» STORED DATA:
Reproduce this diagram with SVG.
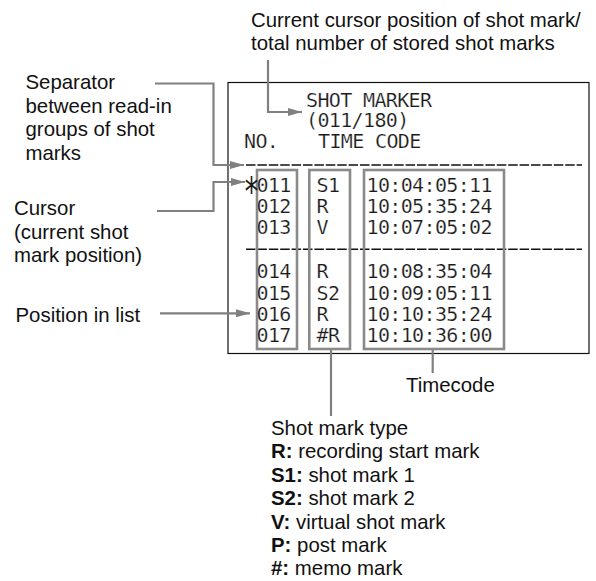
<svg xmlns="http://www.w3.org/2000/svg" width="596" height="581" viewBox="0 0 596 581">
<defs>
<style>
.lbl{font-family:"Liberation Sans",Arial,sans-serif;font-size:20.4px;fill:#111}
.b{font-weight:bold}
.lcd{font-family:"DejaVu Sans Mono","Liberation Mono",monospace;font-size:20px;letter-spacing:-0.64px;fill:#1a1a1a;stroke:#fff;stroke-width:0.2}
.ast{font-family:"DejaVu Sans Mono","Liberation Mono",monospace;font-size:39px;fill:#1a1a1a;text-anchor:middle}
.conn{fill:none;stroke:#808080;stroke-width:2.2}
.col{fill:none;stroke:#8a8a8a;stroke-width:2.6}
.dash{stroke:#111;stroke-width:1.6;stroke-dasharray:9.5 1.9}
</style>
<marker id="ah" viewBox="0 0 14 8" refX="14" refY="4" markerWidth="14" markerHeight="8" markerUnits="userSpaceOnUse" orient="auto">
<path d="M0,0 L14,4 L0,8 Z" fill="#808080"/>
</marker>
</defs>
<rect width="596" height="581" fill="#fff"/>

<g id="screen">
<rect x="228" y="82.5" width="361" height="271" fill="none" stroke="#111" stroke-width="1.2"/>
<text class="lcd" x="306" y="106.5">SHOT MARKER</text>
<text class="lcd" x="306" y="126.5">(011/180)</text>
<text class="lcd" x="244" y="147.5">NO.</text>
<text class="lcd" x="318" y="147.5">TIME CODE</text>
<line class="dash" x1="246" y1="165" x2="582" y2="165"/>
<line class="dash" x1="246" y1="249.3" x2="582" y2="249.3"/>
</g>

<g id="col-position">
<rect class="col" x="257" y="170" width="40" height="179"/>
<text class="ast" transform="translate(251.5,205) scale(0.7,1)" x="0" y="0">*</text>
<text class="lcd" x="256.5" y="191.5">011</text>
<text class="lcd" x="256.5" y="213">012</text>
<text class="lcd" x="256.5" y="234.3">013</text>
<text class="lcd" x="256.5" y="278.3">014</text>
<text class="lcd" x="256.5" y="299.5">015</text>
<text class="lcd" x="256.5" y="320.7">016</text>
<text class="lcd" x="256.5" y="342">017</text>
</g>

<g id="col-type">
<rect class="col" x="309.3" y="170" width="40.7" height="179"/>
<text class="lcd" x="316.5" y="191.5">S1</text>
<text class="lcd" x="316.5" y="213">R</text>
<text class="lcd" x="316.5" y="234.3">V</text>
<text class="lcd" x="316.5" y="278.3">R</text>
<text class="lcd" x="316.5" y="299.5">S2</text>
<text class="lcd" x="316.5" y="320.7">R</text>
<text class="lcd" x="316.5" y="342">#R</text>
</g>

<g id="col-timecode">
<rect class="col" x="364" y="170" width="140" height="179"/>
<text class="lcd" x="366.5" y="191.5">10:04:05:11</text>
<text class="lcd" x="366.5" y="213">10:05:35:24</text>
<text class="lcd" x="366.5" y="234.3">10:07:05:02</text>
<text class="lcd" x="366.5" y="278.3">10:08:35:04</text>
<text class="lcd" x="366.5" y="299.5">10:09:05:11</text>
<text class="lcd" x="366.5" y="320.7">10:10:35:24</text>
<text class="lcd" x="366.5" y="342">10:10:36:00</text>
</g>

<g id="label-current">
<text class="lbl" x="251" y="26.5">Current cursor position of shot mark/</text>
<text class="lbl" x="251" y="50">total number of stored shot marks</text>
</g>

<g id="label-separator">
<text class="lbl" x="25.5" y="89.3">Separator</text>
<text class="lbl" x="25.5" y="112.8">between read-in</text>
<text class="lbl" x="25.5" y="136.3">groups of shot</text>
<text class="lbl" x="25.5" y="159.8">marks</text>
</g>

<g id="label-cursor">
<text class="lbl" x="14" y="215">Cursor</text>
<text class="lbl" x="14" y="238.5">(current shot</text>
<text class="lbl" x="14" y="262">mark position)</text>
</g>

<g id="label-position">
<text class="lbl" x="15.5" y="321.7">Position in list</text>
</g>

<g id="label-timecode">
<text class="lbl" x="406" y="391.7">Timecode</text>
</g>

<g id="label-type">
<text class="lbl" x="271" y="435">Shot mark type</text>
<text class="lbl" x="271" y="458.4"><tspan class="b">R:</tspan> recording start mark</text>
<text class="lbl" x="271" y="481.8"><tspan class="b">S1:</tspan> shot mark 1</text>
<text class="lbl" x="271" y="505.2"><tspan class="b">S2:</tspan> shot mark 2</text>
<text class="lbl" x="271" y="528.6"><tspan class="b">V:</tspan> virtual shot mark</text>
<text class="lbl" x="271" y="552"><tspan class="b">P:</tspan> post mark</text>
<text class="lbl" x="271" y="575.4"><tspan class="b">#:</tspan> memo mark</text>
</g>

<g id="connectors">
<path class="conn" d="M268,60 V112 H302" marker-end="url(#ah)"/>
<path class="conn" d="M155,83.5 H213.5 V165 H244" marker-end="url(#ah)"/>
<path class="conn" d="M157,211 H213.5 V182 H245" marker-end="url(#ah)"/>
<path class="conn" d="M160,313.3 H250" marker-end="url(#ah)"/>
<path class="conn" d="M331,350 V416"/>
<path class="conn" d="M432.7,350 V373"/>
</g>
</svg>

» THE PROBLEM: Write out the material above again, word for word, minus its pictures.

» RESPONSE BELOW:
Reproduce this diagram with SVG.
<svg xmlns="http://www.w3.org/2000/svg" width="596" height="581" viewBox="0 0 596 581">
<defs>
<style>
.lbl{font-family:"Liberation Sans",Arial,sans-serif;font-size:20.4px;fill:#111}
.b{font-weight:bold}
.lcd{font-family:"DejaVu Sans Mono","Liberation Mono",monospace;font-size:20px;letter-spacing:-0.64px;fill:#1a1a1a;stroke:#fff;stroke-width:0.2}
.ast{font-family:"DejaVu Sans Mono","Liberation Mono",monospace;font-size:39px;fill:#1a1a1a;text-anchor:middle}
.conn{fill:none;stroke:#808080;stroke-width:2.2}
.col{fill:none;stroke:#8a8a8a;stroke-width:2.6}
.dash{stroke:#111;stroke-width:1.6;stroke-dasharray:9.5 1.9}
</style>
<marker id="ah" viewBox="0 0 14 8" refX="14" refY="4" markerWidth="14" markerHeight="8" markerUnits="userSpaceOnUse" orient="auto">
<path d="M0,0 L14,4 L0,8 Z" fill="#808080"/>
</marker>
</defs>
<rect width="596" height="581" fill="#fff"/>

<g id="screen">
<rect x="228" y="82.5" width="361" height="271" fill="none" stroke="#111" stroke-width="1.2"/>
<text class="lcd" x="306" y="106.5">SHOT MARKER</text>
<text class="lcd" x="306" y="126.5">(011/180)</text>
<text class="lcd" x="244" y="147.5">NO.</text>
<text class="lcd" x="318" y="147.5">TIME CODE</text>
<line class="dash" x1="246" y1="165" x2="582" y2="165"/>
<line class="dash" x1="246" y1="249.3" x2="582" y2="249.3"/>
</g>

<g id="col-position">
<rect class="col" x="257" y="170" width="40" height="179"/>
<text class="ast" transform="translate(251.5,205) scale(0.7,1)" x="0" y="0">*</text>
<text class="lcd" x="256.5" y="191.5">011</text>
<text class="lcd" x="256.5" y="213">012</text>
<text class="lcd" x="256.5" y="234.3">013</text>
<text class="lcd" x="256.5" y="278.3">014</text>
<text class="lcd" x="256.5" y="299.5">015</text>
<text class="lcd" x="256.5" y="320.7">016</text>
<text class="lcd" x="256.5" y="342">017</text>
</g>

<g id="col-type">
<rect class="col" x="309.3" y="170" width="40.7" height="179"/>
<text class="lcd" x="316.5" y="191.5">S1</text>
<text class="lcd" x="316.5" y="213">R</text>
<text class="lcd" x="316.5" y="234.3">V</text>
<text class="lcd" x="316.5" y="278.3">R</text>
<text class="lcd" x="316.5" y="299.5">S2</text>
<text class="lcd" x="316.5" y="320.7">R</text>
<text class="lcd" x="316.5" y="342">#R</text>
</g>

<g id="col-timecode">
<rect class="col" x="364" y="170" width="140" height="179"/>
<text class="lcd" x="366.5" y="191.5">10:04:05:11</text>
<text class="lcd" x="366.5" y="213">10:05:35:24</text>
<text class="lcd" x="366.5" y="234.3">10:07:05:02</text>
<text class="lcd" x="366.5" y="278.3">10:08:35:04</text>
<text class="lcd" x="366.5" y="299.5">10:09:05:11</text>
<text class="lcd" x="366.5" y="320.7">10:10:35:24</text>
<text class="lcd" x="366.5" y="342">10:10:36:00</text>
</g>

<g id="label-current">
<text class="lbl" x="251" y="26.5">Current cursor position of shot mark/</text>
<text class="lbl" x="251" y="50">total number of stored shot marks</text>
</g>

<g id="label-separator">
<text class="lbl" x="25.5" y="89.3">Separator</text>
<text class="lbl" x="25.5" y="112.8">between read-in</text>
<text class="lbl" x="25.5" y="136.3">groups of shot</text>
<text class="lbl" x="25.5" y="159.8">marks</text>
</g>

<g id="label-cursor">
<text class="lbl" x="14" y="215">Cursor</text>
<text class="lbl" x="14" y="238.5">(current shot</text>
<text class="lbl" x="14" y="262">mark position)</text>
</g>

<g id="label-position">
<text class="lbl" x="15.5" y="321.7">Position in list</text>
</g>

<g id="label-timecode">
<text class="lbl" x="406" y="391.7">Timecode</text>
</g>

<g id="label-type">
<text class="lbl" x="271" y="435">Shot mark type</text>
<text class="lbl" x="271" y="458.4"><tspan class="b">R:</tspan> recording start mark</text>
<text class="lbl" x="271" y="481.8"><tspan class="b">S1:</tspan> shot mark 1</text>
<text class="lbl" x="271" y="505.2"><tspan class="b">S2:</tspan> shot mark 2</text>
<text class="lbl" x="271" y="528.6"><tspan class="b">V:</tspan> virtual shot mark</text>
<text class="lbl" x="271" y="552"><tspan class="b">P:</tspan> post mark</text>
<text class="lbl" x="271" y="575.4"><tspan class="b">#:</tspan> memo mark</text>
</g>

<g id="connectors">
<path class="conn" d="M268,60 V112 H302" marker-end="url(#ah)"/>
<path class="conn" d="M155,83.5 H213.5 V165 H244" marker-end="url(#ah)"/>
<path class="conn" d="M157,211 H213.5 V182 H245" marker-end="url(#ah)"/>
<path class="conn" d="M160,313.3 H250" marker-end="url(#ah)"/>
<path class="conn" d="M331,350 V416"/>
<path class="conn" d="M432.7,350 V373"/>
</g>
</svg>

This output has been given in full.